Berbagai upaya pemerintah menyampaikan langkah antisipasi iklim, telah dilakukan termasuk jaringan pemberitaan. Informasi cuaca oleh Badan Meteorologi dan Klimatologi Geofisika (BMKG) juga institusi pemerintah di daerah dan jajarannya hingga desa dan kelurahan, sebagai lini terdepan. Namun bencana alam memang datangnya tidak secara pasti dapat diketahui, meskipun dapat diprediksi tentunya melalui kemampuan teknologi era kekinian, sehingga antisipasi atau lebih dikenal dengan pencegahan dini.

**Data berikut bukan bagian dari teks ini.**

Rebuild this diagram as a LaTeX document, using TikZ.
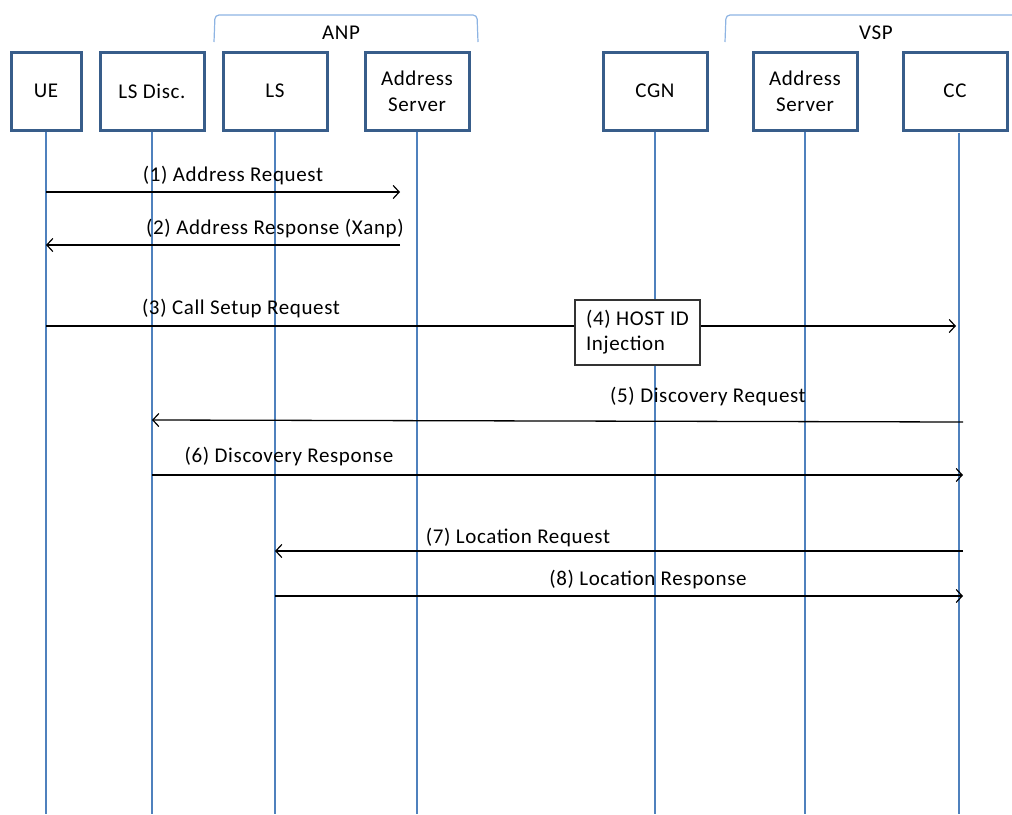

Menghadapi situasi tentunya selain pengetahuan melalui penerapan ilmu pengetahuaan secara teori juga melalui pendidikan latihan tidak kalah pentingnya adalah pengalaman lapangan yang pernah para relawan terjun langsung pada kondisi situasi tanggap darurat maupun masa pemulihan dan rehabilitasi.
Dari apa yang saya sampaikan di atas kilas balik beberapa peristiwa bencana kemanusian yang sempat saya ikuti, diantaranya operasi kemanusiaan dibeberapa daerah di luar Provinsi Sulsel, sebagai PMI, yakni ‘Tsunami Aceh’ 2004, ‘Gempa Palu’ 2018, ‘Bencana Air Luwu Utara’ 2022, dan masih banyak lagi becana alam dalam skala kecil yang saya ikut ambil bagian. Perbincangan saya dengan Zulkarnain Hamson, seperti perjalanan memanggil memori tentang kepedulian pada sesama, terlebih sebagai wartawan dan kini sebagai dosen di salah satu PTS di Makassar, dirinya juga terlibat aktif dalam banyak peristiwa diantaranya Tsunami Aceh, Gempa Palu dan Bencana Air di Luwu Utara.
Akhir tahun 2024, adalah awal saya mengenangkan perjalanan diri sebagai seorang relawan. Semoga Tahun 2025, Allah SWT memudahkan dunia tempat kita hidup, dengan menjauhkan bencana, bagi diri dan keluarga kita juga umat manusia.